Two Ways to Invest in Stocks
Investors can buy shares either through IPOs (primary market) or from other investors (secondary market). Each approach has distinct characteristics, advantages, and challenges.
IPO Investing (Primary Market)
How It Works
- Buy shares directly from the company
- Fixed price set by company/bankers
- Allotment through lottery or proportionate basis
- Shares credited after listing
Advantages
- Ground Floor Entry: Participate from the beginning of public journey
- Potential Listing Gains: Immediate profits if listing is strong
- Equal Access: Retail investors get reserved allocation
- Excitement Factor: New companies with fresh growth stories
Disadvantages
- Limited Information: No trading history to analyze
- Uncertainty: Unknown how stock will trade
- Allotment Risk: May not get shares
- Lock-in (for some): Can't sell until listing
- Pricing Risk: Company controls pricing
Secondary Market Investing
How It Works
- Buy shares from other investors on exchanges
- Market-determined prices
- Immediate execution and ownership
- Can buy any quantity (even 1 share)
Advantages
- Complete Information: Years of financial and trading data
- Price Choice: Buy at your desired price
- Immediate Ownership: No waiting for allotment
- Flexibility: Buy any amount, any time
- Analyst Coverage: Research reports available
Disadvantages
- Missed Early Stage: Growth may already be priced in
- Competition: Institutional investors dominate
- Emotional Trading: Easy to overtrade
- No Guaranteed Allocation: Price moves during order placement
Comparison Table
| Factor | IPO | Secondary Market |
|---|---|---|
| Information Available | Limited (3-5 years) | Extensive |
| Price Setting | Company decides | Market determines |
| Execution | Application → Allotment → Listing | Immediate |
| Minimum Investment | 1 lot (~₹15,000) | 1 share |
| Certainty of Shares | Uncertain (lottery) | Certain |
| Immediate Trading | No (wait for listing) | Yes |
| Research Available | Prospectus only | Extensive coverage |
When to Prefer IPOs
Good Timing for IPOs
- High-quality company not available in secondary market
- Reasonable valuation compared to peers
- Strong growth story with clear visibility
- Market conditions favorable for listings
- Genuine interest in owning company long-term
Best IPO Opportunities
- Market leaders going public
- Unique business models
- Underpriced relative to potential
- Strong institutional interest
When to Prefer Secondary Market
Better in Secondary Market
- Want specific company not having IPO
- Need flexibility in timing and amount
- Prefer established track record
- IPO valuations seem expensive
- Want immediate ownership
Best Secondary Market Opportunities
- Post-IPO corrections (buy listed IPOs cheaper)

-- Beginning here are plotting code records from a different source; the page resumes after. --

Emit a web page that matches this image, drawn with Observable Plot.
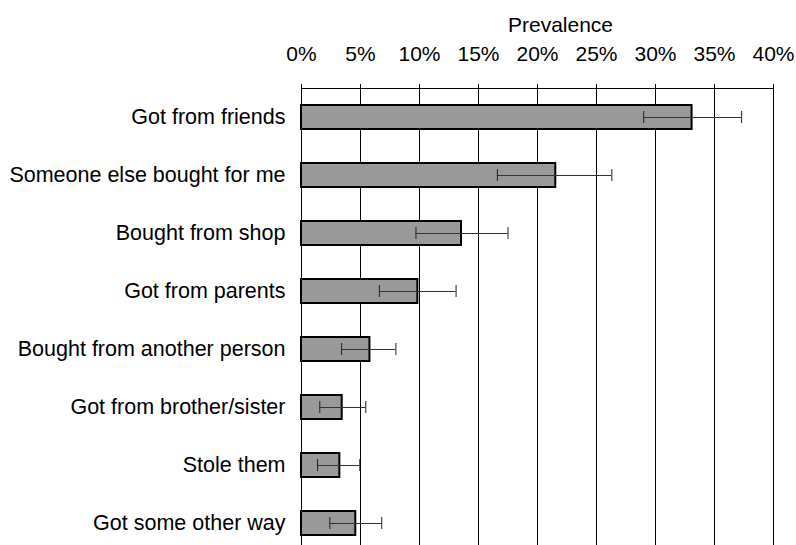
<!DOCTYPE html>
<html>
<head>
<meta charset="utf-8">
<script src="https://cdn.jsdelivr.net/npm/d3@7"></script>
<script src="https://cdn.jsdelivr.net/npm/@observablehq/plot@0.6"></script>
<style>
  html, body { margin: 0; padding: 0; background: white; }
  #chart svg { display: block; }
</style>
</head>
<body>
<div id="chart"></div>
<script>
const categories = [
  "Got from friends",
  "Someone else bought for me",
  "Bought from shop",
  "Got from parents",
  "Bought from another person",
  "Got from brother/sister",
  "Stole them",
  "Got some other way"
];
const prevalence = [0.331, 0.2155, 0.1356, 0.0986, 0.058, 0.0345, 0.0325, 0.046];
const lower =      [0.290, 0.166,  0.097,  0.066,  0.034, 0.0155, 0.0136, 0.024];
const upper =      [0.373, 0.263,  0.175,  0.131,  0.080, 0.0545, 0.0494, 0.068];
const xTicks = [0, 0.05, 0.10, 0.15, 0.20, 0.25, 0.30, 0.35, 0.40];
const axisTitle = "Prevalence";

const data = categories.map((c, i) => ({cat: c, v: prevalence[i], lo: lower[i], hi: upper[i]}));

const font = "'Liberation Sans', Arial, sans-serif";

const chart = Plot.plot({
  width: 796,
  height: 545,
  marginLeft: 301,
  marginRight: 23,
  marginTop: 88,
  marginBottom: 0,
  style: {fontFamily: font, fontSize: "21px", color: "black", background: "white"},
  x: {domain: [0, 0.4]},
  y: {domain: categories, range: [88, 552], paddingInner: 0.586, paddingOuter: 0.293},
  marks: [
    Plot.gridX(xTicks, {stroke: "black", strokeOpacity: 1, strokeWidth: 1}),
    Plot.frame({anchor: "top", stroke: "black", strokeWidth: 1}),
    Plot.axisX(xTicks, {anchor: "top", tickSize: 5, tickPadding: 23, tickFormat: d3.format(".0%"), fontSize: 21, label: null, stroke: "black"}),
    Plot.axisY({anchor: "left", tickSize: 0, tickPadding: 16, fontSize: 21.5, label: null}),
    Plot.text([axisTitle], {frameAnchor: "top", dx: 23, dy: -63, lineAnchor: "middle", fontSize: 21, fill: "black"}),
    Plot.barX(data, {x: "v", y: "cat", fill: "#999999", stroke: "black", strokeWidth: 2}),
    Plot.ruleY(data, {x1: "lo", x2: "hi", y: "cat", stroke: "#333", strokeWidth: 1}),
    Plot.tickX(data, {x: "lo", y: "cat", stroke: "#222", strokeWidth: 1, insetTop: 6, insetBottom: 6}),
    Plot.tickX(data, {x: "hi", y: "cat", stroke: "#222", strokeWidth: 1, insetTop: 6, insetBottom: 6})
  ]
});
document.getElementById("chart").appendChild(chart);
</script>
</body>
</html>
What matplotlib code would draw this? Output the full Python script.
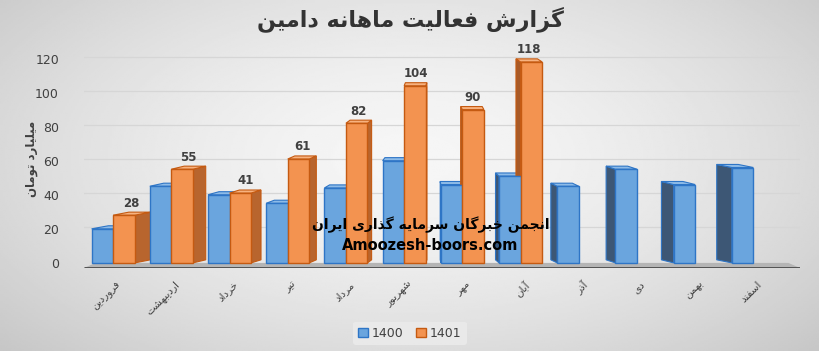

- Quality companies with temporary setbacks
- Stocks with long trading history to analyze
- Dividend-paying stable companies
Combining Both Approaches
Balanced Strategy
- Primary allocation to secondary market investing
- Selective IPO participation
- Use IPOs for companies not available otherwise
- Use secondary market for proven companies
Suggested Allocation
- Conservative: 90% secondary, 10% IPO
- Moderate: 80% secondary, 20% IPO
- Aggressive: 70% secondary, 30% IPO
Post-IPO Secondary Market Strategy
Buying After Listing
Sometimes better to buy after listing:
- Wait for initial volatility to settle
- More information from early trading
- Potentially better prices if listing pop fades
- Time to analyze more thoroughly
Adding to IPO Positions
- If got limited allotment, buy more in secondary market
- Average down if fundamentals remain strong
- Build position gradually over time
Risk Comparison
IPO-Specific Risks
- Overpricing by investment bankers
- Lack of trading history
- Promoter lock-in expiry selling
- Hype-driven valuations
Secondary Market Risks
- Buying at peak valuations
- Falling knife scenarios
- Information asymmetry vs institutions
- Emotional decision-making
Conclusion
Neither IPO nor secondary market investing is inherently better – each serves different purposes. IPOs offer exciting opportunities for early-stage participation in new companies but come with uncertainty and limited information. The secondary market provides comprehensive data and flexibility but may mean missing initial growth phases. A balanced approach, participating selectively in both, often yields the best results for retail investors.